**Dataset excerpt:**
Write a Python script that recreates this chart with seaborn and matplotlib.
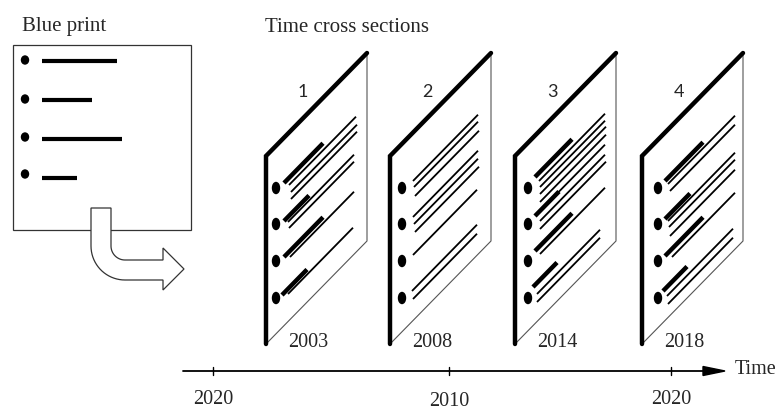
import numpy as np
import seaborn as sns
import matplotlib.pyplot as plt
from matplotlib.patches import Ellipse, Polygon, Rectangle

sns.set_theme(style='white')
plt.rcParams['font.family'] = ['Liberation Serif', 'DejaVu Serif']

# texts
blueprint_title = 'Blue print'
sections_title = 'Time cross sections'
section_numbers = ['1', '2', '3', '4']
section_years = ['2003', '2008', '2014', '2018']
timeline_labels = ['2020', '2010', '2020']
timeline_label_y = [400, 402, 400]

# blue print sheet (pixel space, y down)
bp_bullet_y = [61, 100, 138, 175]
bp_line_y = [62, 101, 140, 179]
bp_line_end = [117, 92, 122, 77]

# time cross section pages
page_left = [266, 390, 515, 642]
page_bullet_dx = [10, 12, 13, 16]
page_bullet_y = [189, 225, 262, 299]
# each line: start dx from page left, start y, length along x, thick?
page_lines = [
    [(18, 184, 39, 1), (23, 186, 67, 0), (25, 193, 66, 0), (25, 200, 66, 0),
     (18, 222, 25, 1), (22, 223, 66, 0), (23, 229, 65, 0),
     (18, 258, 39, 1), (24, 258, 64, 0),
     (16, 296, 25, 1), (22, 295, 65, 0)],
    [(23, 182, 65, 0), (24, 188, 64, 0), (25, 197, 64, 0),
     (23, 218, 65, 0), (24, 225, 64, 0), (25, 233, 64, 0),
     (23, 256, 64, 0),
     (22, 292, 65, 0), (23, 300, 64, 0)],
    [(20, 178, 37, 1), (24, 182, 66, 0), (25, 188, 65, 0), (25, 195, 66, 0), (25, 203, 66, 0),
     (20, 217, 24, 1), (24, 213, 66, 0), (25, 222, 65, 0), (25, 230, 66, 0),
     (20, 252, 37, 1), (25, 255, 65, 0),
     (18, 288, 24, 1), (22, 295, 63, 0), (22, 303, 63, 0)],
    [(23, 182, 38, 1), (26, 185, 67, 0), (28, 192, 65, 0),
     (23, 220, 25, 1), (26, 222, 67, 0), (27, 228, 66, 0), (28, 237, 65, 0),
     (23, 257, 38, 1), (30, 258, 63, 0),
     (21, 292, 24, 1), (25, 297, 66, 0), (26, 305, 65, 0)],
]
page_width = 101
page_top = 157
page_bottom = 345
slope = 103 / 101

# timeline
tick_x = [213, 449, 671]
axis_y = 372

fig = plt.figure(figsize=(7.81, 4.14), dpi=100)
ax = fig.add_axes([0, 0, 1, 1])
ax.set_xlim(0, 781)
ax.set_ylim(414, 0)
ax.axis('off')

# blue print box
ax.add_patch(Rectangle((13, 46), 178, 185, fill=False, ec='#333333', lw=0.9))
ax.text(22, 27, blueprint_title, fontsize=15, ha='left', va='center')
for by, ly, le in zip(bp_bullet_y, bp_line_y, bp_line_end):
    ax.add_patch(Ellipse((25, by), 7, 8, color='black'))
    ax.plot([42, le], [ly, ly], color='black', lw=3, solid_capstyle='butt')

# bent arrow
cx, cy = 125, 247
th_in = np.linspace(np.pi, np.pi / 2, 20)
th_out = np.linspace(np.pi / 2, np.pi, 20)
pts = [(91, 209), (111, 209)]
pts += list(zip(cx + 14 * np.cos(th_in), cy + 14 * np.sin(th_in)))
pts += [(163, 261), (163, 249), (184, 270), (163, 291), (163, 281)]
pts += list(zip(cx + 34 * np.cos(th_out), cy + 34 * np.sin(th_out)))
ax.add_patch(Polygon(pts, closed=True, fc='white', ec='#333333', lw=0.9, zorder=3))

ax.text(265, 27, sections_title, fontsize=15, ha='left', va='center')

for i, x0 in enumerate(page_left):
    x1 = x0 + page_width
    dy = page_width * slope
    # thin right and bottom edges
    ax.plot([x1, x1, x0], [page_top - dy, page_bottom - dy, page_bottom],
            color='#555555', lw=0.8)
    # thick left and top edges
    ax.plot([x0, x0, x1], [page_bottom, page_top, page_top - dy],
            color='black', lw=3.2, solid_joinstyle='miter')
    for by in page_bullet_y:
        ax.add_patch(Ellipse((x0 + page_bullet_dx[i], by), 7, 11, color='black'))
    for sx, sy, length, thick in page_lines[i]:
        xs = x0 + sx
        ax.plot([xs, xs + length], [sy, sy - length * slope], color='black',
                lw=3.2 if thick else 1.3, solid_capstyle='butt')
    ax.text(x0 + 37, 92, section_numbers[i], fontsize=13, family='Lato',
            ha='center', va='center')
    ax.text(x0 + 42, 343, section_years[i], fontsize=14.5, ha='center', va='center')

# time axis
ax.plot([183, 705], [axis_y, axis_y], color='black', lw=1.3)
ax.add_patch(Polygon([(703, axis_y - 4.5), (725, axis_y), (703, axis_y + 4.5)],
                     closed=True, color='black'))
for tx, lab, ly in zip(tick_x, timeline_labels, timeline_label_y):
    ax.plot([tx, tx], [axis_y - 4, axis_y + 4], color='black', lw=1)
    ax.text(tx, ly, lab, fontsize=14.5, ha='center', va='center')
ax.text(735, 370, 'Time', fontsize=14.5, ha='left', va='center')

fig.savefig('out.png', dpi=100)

**What is asked:** Repeat the lines of the listing above verbatim, beginning at its first line and ending at the line containing "slope = 103 / 101", which is included. Omit pictures.

**Result of this exercise:**
Write a Python script that recreates this chart with seaborn and matplotlib.
import numpy as np
import seaborn as sns
import matplotlib.pyplot as plt
from matplotlib.patches import Ellipse, Polygon, Rectangle

sns.set_theme(style='white')
plt.rcParams['font.family'] = ['Liberation Serif', 'DejaVu Serif']

# texts
blueprint_title = 'Blue print'
sections_title = 'Time cross sections'
section_numbers = ['1', '2', '3', '4']
section_years = ['2003', '2008', '2014', '2018']
timeline_labels = ['2020', '2010', '2020']
timeline_label_y = [400, 402, 400]

# blue print sheet (pixel space, y down)
bp_bullet_y = [61, 100, 138, 175]
bp_line_y = [62, 101, 140, 179]
bp_line_end = [117, 92, 122, 77]

# time cross section pages
page_left = [266, 390, 515, 642]
page_bullet_dx = [10, 12, 13, 16]
page_bullet_y = [189, 225, 262, 299]
# each line: start dx from page left, start y, length along x, thick?
page_lines = [
    [(18, 184, 39, 1), (23, 186, 67, 0), (25, 193, 66, 0), (25, 200, 66, 0),
     (18, 222, 25, 1), (22, 223, 66, 0), (23, 229, 65, 0),
     (18, 258, 39, 1), (24, 258, 64, 0),
     (16, 296, 25, 1), (22, 295, 65, 0)],
    [(23, 182, 65, 0), (24, 188, 64, 0), (25, 197, 64, 0),
     (23, 218, 65, 0), (24, 225, 64, 0), (25, 233, 64, 0),
     (23, 256, 64, 0),
     (22, 292, 65, 0), (23, 300, 64, 0)],
    [(20, 178, 37, 1), (24, 182, 66, 0), (25, 188, 65, 0), (25, 195, 66, 0), (25, 203, 66, 0),
     (20, 217, 24, 1), (24, 213, 66, 0), (25, 222, 65, 0), (25, 230, 66, 0),
     (20, 252, 37, 1), (25, 255, 65, 0),
     (18, 288, 24, 1), (22, 295, 63, 0), (22, 303, 63, 0)],
    [(23, 182, 38, 1), (26, 185, 67, 0), (28, 192, 65, 0),
     (23, 220, 25, 1), (26, 222, 67, 0), (27, 228, 66, 0), (28, 237, 65, 0),
     (23, 257, 38, 1), (30, 258, 63, 0),
     (21, 292, 24, 1), (25, 297, 66, 0), (26, 305, 65, 0)],
]
page_width = 101
page_top = 157
page_bottom = 345
slope = 103 / 101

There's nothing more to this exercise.